** Brief **
Copy every line of the data in which the word "diagram" occurs.

** Records for this task **

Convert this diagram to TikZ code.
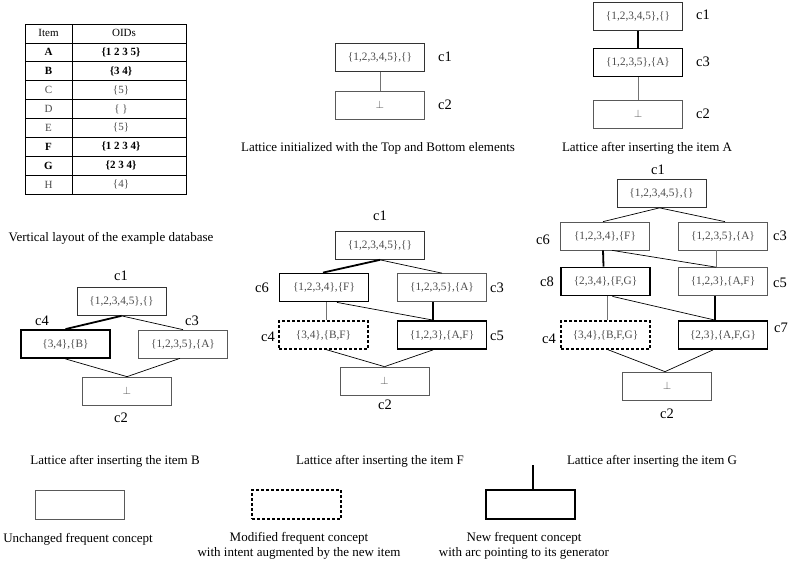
\documentclass[tikz,border=0pt]{standalone}
\usepackage{fontspec}
\setmainfont{Liberation Serif}
\begin{document}
\begin{tikzpicture}[x=1pt,y=-1pt,
 box/.style={draw=black!65, line width=0.7pt, minimum width=89pt, minimum height=28pt, inner sep=0pt, text=black!70, font=\fontsize{11.3}{13}\selectfont},
 thickbox/.style={box, draw=black, line width=1.8pt},
 dashbox/.style={box, draw=black, line width=1.4pt, dash pattern=on 3pt off 2pt},
 legbox/.style={minimum width=89pt, minimum height=29pt, inner sep=0pt},
 lbl/.style={font=\fontsize{14.5}{16}\selectfont, inner sep=0pt},
 captext/.style={font=\fontsize{13}{15}\selectfont, inner sep=0pt, align=center},
 legcap/.style={font=\fontsize{13}{15}\selectfont, inner sep=0pt, align=center},
 tcell/.style={font=\fontsize{11}{13}\selectfont, inner sep=0pt, text=black!70},
 tbold/.style={font=\fontsize{11}{13}\selectfont\bfseries, inner sep=0pt},
 edge/.style={line width=0.7pt},
 tedge/.style={line width=1.8pt},
 gedge/.style={line width=0.8pt, draw=black!55}]
\useasboundingbox (0,0) rectangle (791,565);

% ---------- table ----------
\draw[line width=0.8pt] (25,24) rectangle (186,194);
\foreach \k in {1,...,8} \draw[line width=0.6pt] (25,{24+18.89*\k}) -- (186,{24+18.89*\k});
\draw[line width=0.8pt] (72,24) -- (72,194);
\node[tcell, text=black] (th1) at (48.5,33.4) {Item};
\node[tcell, text=black] (th2) at (124,33.4) {OIDs};
\node[tbold] (ta) at (48.5,52.3) {A};   \node[tbold] (toa) at (121,52.3) {\{1 2 3 5\}};
\node[tbold] (tb) at (48.5,71.2) {B};   \node[tbold] (tob) at (121,71.2) {\{3 4\}};
\node[tcell] (tc) at (48.5,90.1) {C};   \node[tcell] (toc) at (121,90.1) {\{5\}};
\node[tcell] (td) at (48.5,109) {D};    \node[tcell] (tod) at (121,109) {\{ \}};
\node[tcell] (te) at (48.5,127.9) {E};  \node[tcell] (toe) at (121,127.9) {\{5\}};
\node[tbold] (tf) at (48.5,146.8) {F};  \node[tbold] (tof) at (121,146.8) {\{1 2 3 4\}};
\node[tbold] (tg) at (48.5,165.7) {G};  \node[tbold] (tog) at (121,165.7) {\{2 3 4\}};
\node[tcell] (th) at (48.5,184.6) {H};  \node[tcell] (toh) at (121,184.6) {\{4\}};
\node[captext] (captab) at (111,238) {Vertical layout of the example database};

% ---------- lattice init ----------
\node[box, draw=black!80] (ia) at (380,57.5) {\{1,2,3,4,5\},\{\}};
\node[box] (ib) at (380,105) {$\perp$};
\node[lbl] (ial) at (445,57) {c1};
\node[lbl] (ibl) at (445,105) {c2};
\draw[gedge] (ia.south) -- (ib.north);
\node[captext] (capi) at (378,148) {Lattice initialized with the Top and Bottom elements};

% ---------- lattice A ----------
\node[box, draw=black!80] (aa) at (638,16.5) {\{1,2,3,4,5\},\{\}};
\node[thickbox] (ac) at (638,62.5) {\{1,2,3,5\},\{A\}};
\node[box] (ab) at (638,114) {$\perp$};
\node[lbl] (aal) at (703,15) {c1};
\node[lbl] (acl) at (703,62) {c3};
\node[lbl] (abl) at (703,114) {c2};
\draw[tedge] (aa.south) -- (ac.north);
\draw[gedge] (ac.south) -- (ab.north);
\node[captext] (capa) at (647,148) {Lattice after inserting the item A};

% ---------- lattice B ----------
\node[box, draw=black!80] (ba) at (121.5,301.5) {\{1,2,3,4,5\},\{\}};
\node[thickbox] (bd) at (65.5,344) {\{3,4\},\{B\}};
\node[box] (bc) at (183,344) {\{1,2,3,5\},\{A\}};
\node[box] (bb) at (127,391) {$\perp$};
\node[lbl] (bal) at (121,276) {c1};
\node[lbl] (bdl) at (42,321) {c4};
\node[lbl] (bcl) at (192,321) {c3};
\node[lbl] (bbl) at (121,418) {c2};
\draw[tedge] (ba.south) -- (bd.north);
\draw[edge] (ba.south) -- (bc.north);
\draw[edge] (bd.south) -- (bb.north);
\draw[edge] ([xshift=-3pt]bc.south) -- (bb.north);
\node[captext] (capb) at (115,461) {Lattice after inserting the item B};

% ---------- lattice F ----------
\node[box, draw=black!80] (fa) at (380,245.5) {\{1,2,3,4,5\},\{\}};
\node[thickbox] (ff) at (324,287.5) {\{1,2,3,4\},\{F\}};
\node[box] (fc) at (442,287.5) {\{1,2,3,5\},\{A\}};
\node[dashbox] (fd) at (323.5,335) {\{3,4\},\{B,F\}};
\node[thickbox] (fe) at (442,335) {\{1,2,3\},\{A,F\}};
\node[box] (fb) at (384.5,381) {$\perp$};
\node[lbl] (fal) at (380,216) {c1};
\node[lbl] (ffl) at (262,288) {c6};
\node[lbl] (fcl) at (497,288) {c3};
\node[lbl] (fdl) at (268,337) {c4};
\node[lbl] (fel) at (497,336) {c5};
\node[lbl] (fbl) at (385,405) {c2};
\draw[tedge] (fa.south) -- ([xshift=-1pt]ff.north);
\draw[edge] (fa.south) -- (fc.north);
\draw[gedge] ([xshift=2pt]ff.south) -- ([xshift=2.5pt]fd.north);
\draw[edge] ([xshift=13pt]ff.south) -- ([xshift=-9pt]fe.north);
\draw[tedge] ([xshift=-9pt]fc.south) -- ([xshift=-9pt]fe.north);
\draw[edge] ([xshift=3pt]fd.south) -- (fb.north);
\draw[edge] ([xshift=-9pt]fe.south) -- (fb.north);
\node[captext] (capf) at (380,461) {Lattice after inserting the item F};

% ---------- lattice G ----------
\node[box, draw=black!80] (ga) at (661.5,193.5) {\{1,2,3,4,5\},\{\}};
\node[box] (gf) at (605,236) {\{1,2,3,4\},\{F\}};
\node[box] (gc) at (723,236) {\{1,2,3,5\},\{A\}};
\node[thickbox] (gh) at (605.5,281.5) {\{2,3,4\},\{F,G\}};
\node[box] (ge) at (723,281.5) {\{1,2,3\},\{A,F\}};
\node[dashbox] (gd) at (605.5,335) {\{3,4\},\{B,F,G\}};
\node[thickbox] (gg) at (723,335) {\{2,3\},\{A,F,G\}};
\node[box] (gb) at (667,386) {$\perp$};
\node[lbl] (gal) at (658,170) {c1};
\node[lbl] (gfl) at (543,240) {c6};
\node[lbl] (gcl) at (780,236) {c3};
\node[lbl] (ghl) at (547,282) {c8};
\node[lbl] (gel) at (780,283) {c5};
\node[lbl] (gdl) at (549,339) {c4};
\node[lbl] (ggl) at (781,328) {c7};
\node[lbl] (gbl) at (667,414) {c2};
\draw[edge] ([xshift=-2pt]ga.south) -- ([xshift=-2pt]gf.north);
\draw[edge] ([xshift=-2pt]ga.south) -- ([xshift=2pt]gc.north);
\draw[tedge] ([xshift=-2pt]gf.south) -- ([xshift=-2pt]gh.north);
\draw[edge] ([xshift=7pt]gf.south) -- ([xshift=-7pt]ge.north);
\draw[gedge] ([xshift=-7pt]gc.south) -- ([xshift=-7pt]ge.north);
\draw[gedge] ([xshift=2pt]gh.south) -- ([xshift=2pt]gd.north);
\draw[edge] ([xshift=7pt]gh.south) -- ([xshift=-8pt]gg.north);
\draw[tedge] ([xshift=-8pt]ge.south) -- ([xshift=-8pt]gg.north);
\draw[edge] ([xshift=2.5pt]gd.south) -- ([xshift=-2pt]gb.north);
\draw[edge] ([xshift=-10pt]gg.south) -- ([xshift=-2pt]gb.north);
\node[captext] (capg) at (652,461) {Lattice after inserting the item G};

% ---------- legend ----------
\node[legbox, draw=black!65, line width=0.7pt] (l1) at (79.5,504.5) {};
\node[legbox, draw=black, line width=1.4pt, dash pattern=on 3pt off 2pt] (l2) at (296.5,504.5) {};
\node[legbox, draw=black, line width=1.8pt] (l3) at (530.5,504.5) {};
\coordinate (l3top) at (533,465);
\draw[tedge] (l3top) -- (l3.north -| l3top);
\node[legcap] (lc1) at (78,539) {Unchanged frequent concept};
\node[legcap] (lc2) at (299,546) {Modified frequent concept\\with intent augmented by the new item};
\node[legcap] (lc3) at (524,546) {New frequent concept\\with arc pointing to its generator};
\end{tikzpicture}
\end{document}
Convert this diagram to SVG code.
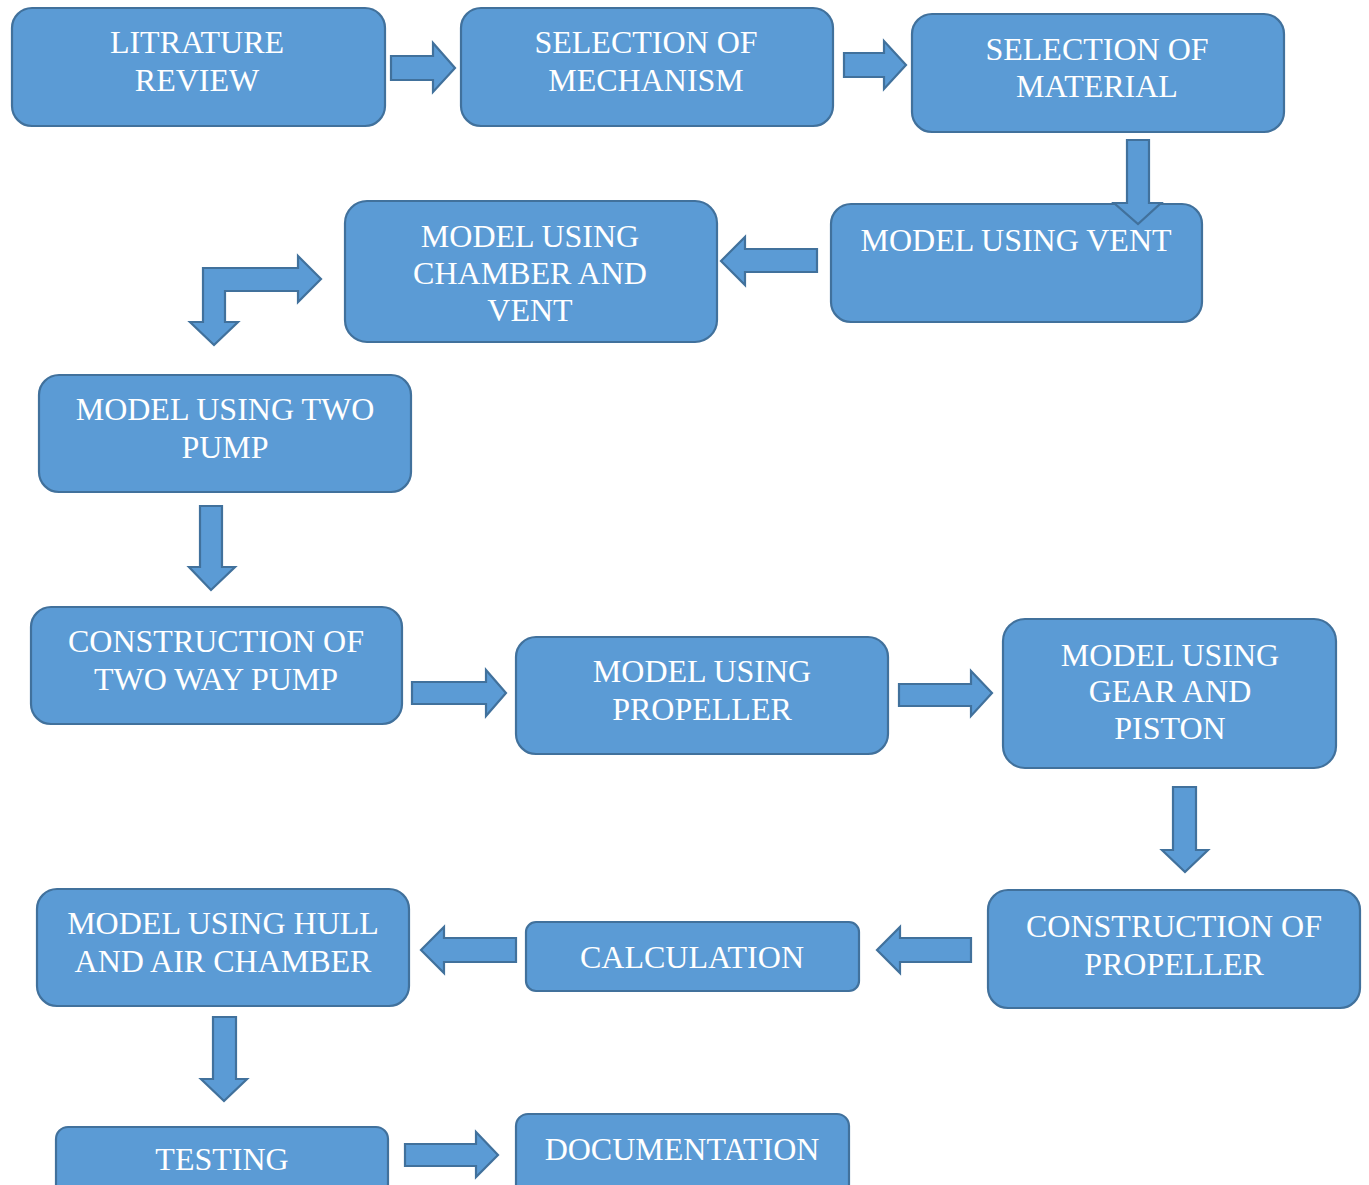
<svg xmlns="http://www.w3.org/2000/svg" width="1369" height="1185" viewBox="0 0 1369 1185">
<style>
.box{fill:#5b9bd5;stroke:#41719c;stroke-width:2.2}
.arr{fill:#5b9bd5;stroke:#41719c;stroke-width:2.2;stroke-linejoin:miter}
.t{font-size:32px;fill:#ffffff;text-anchor:middle}
</style>
<rect width="1369" height="1185" fill="#ffffff"/>
<g font-family="'Liberation Serif', 'Times New Roman', serif">
<g id="n1"><rect class="box" x="12" y="8" width="373" height="118" rx="20"/><text class="t" x="197" y="53">LITRATURE</text><text class="t" x="197" y="91">REVIEW</text></g>
<g id="n2"><rect class="box" x="461" y="8" width="372" height="118" rx="20"/><text class="t" x="646" y="53">SELECTION OF</text><text class="t" x="646" y="91">MECHANISM</text></g>
<g id="n3"><rect class="box" x="912" y="14" width="372" height="118" rx="20"/><text class="t" x="1097" y="60">SELECTION OF</text><text class="t" x="1097" y="97">MATERIAL</text></g>
<g id="n4"><rect class="box" x="831" y="204" width="371" height="118" rx="20"/><text class="t" x="1016" y="251">MODEL USING VENT</text></g>
<g id="n5"><rect class="box" x="345" y="201" width="372" height="141" rx="22"/><text class="t" x="530" y="247">MODEL USING</text><text class="t" x="530" y="284">CHAMBER AND</text><text class="t" x="530" y="321">VENT</text></g>
<g id="n6"><rect class="box" x="39" y="375" width="372" height="117" rx="20"/><text class="t" x="225" y="420">MODEL USING TWO</text><text class="t" x="225" y="458">PUMP</text></g>
<g id="n7"><rect class="box" x="31" y="607" width="371" height="117" rx="20"/><text class="t" x="216" y="652">CONSTRUCTION OF</text><text class="t" x="216" y="690">TWO WAY PUMP</text></g>
<g id="n8"><rect class="box" x="516" y="637" width="372" height="117" rx="20"/><text class="t" x="702" y="682">MODEL USING</text><text class="t" x="702" y="720">PROPELLER</text></g>
<g id="n9"><rect class="box" x="1003" y="619" width="333" height="149" rx="22"/><text class="t" x="1170" y="666">MODEL USING</text><text class="t" x="1170" y="702">GEAR AND</text><text class="t" x="1170" y="739">PISTON</text></g>
<g id="n10"><rect class="box" x="988" y="890" width="372" height="118" rx="20"/><text class="t" x="1174" y="937">CONSTRUCTION OF</text><text class="t" x="1174" y="975">PROPELLER</text></g>
<g id="n11"><rect class="box" x="526" y="922" width="333" height="69" rx="10"/><text class="t" x="692" y="968">CALCULATION</text></g>
<g id="n12"><rect class="box" x="37" y="889" width="372" height="117" rx="20"/><text class="t" x="223" y="934">MODEL USING HULL</text><text class="t" x="223" y="972">AND AIR CHAMBER</text></g>
<g id="n13"><rect class="box" x="56" y="1127" width="332" height="90" rx="12"/><text class="t" x="222" y="1170">TESTING</text></g>
<g id="n14"><rect class="box" x="516" y="1114" width="333" height="100" rx="12"/><text class="t" x="682" y="1160">DOCUMENTATION</text></g>
</g>
<g id="connectors">
<polygon class="arr" points="391,56 433,56 433,43 455,68 433,92 433,80 391,80"/>
<polygon class="arr" points="844,53 884,53 884,41 906,65 884,89 884,77 844,77"/>
<polygon class="arr" points="1127,140 1149,140 1149,203 1161,203 1138,224 1114,203 1127,203"/>
<polygon class="arr" points="817,249 745,249 745,237 721,261 745,285 745,272 817,272"/>
<polygon class="arr" points="203,322 190,322 214,345 238,322 225,322 225,291 298,291 298,302 321,279 298,256 298,268 203,268"/>
<polygon class="arr" points="200,506 222,506 222,567 235,567 211,590 189,567 200,567"/>
<polygon class="arr" points="412,682 486,682 486,670 506,693 486,716 486,704 412,704"/>
<polygon class="arr" points="899,684 971,684 971,671 992,693 971,716 971,706 899,706"/>
<polygon class="arr" points="1173,787 1196,787 1196,850 1208,850 1185,872 1162,850 1173,850"/>
<polygon class="arr" points="971,938 900,938 900,927 877,950 900,973 900,962 971,962"/>
<polygon class="arr" points="516,938 444,938 444,927 421,950 444,973 444,962 516,962"/>
<polygon class="arr" points="213,1017 236,1017 236,1079 247,1079 224,1101 201,1079 213,1079"/>
<polygon class="arr" points="405,1144 476,1144 476,1132 498,1155 476,1177 476,1166 405,1166"/>
</g>
</svg>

** Task answer **
Convert this diagram to TikZ code.
Convert this diagram to SVG code.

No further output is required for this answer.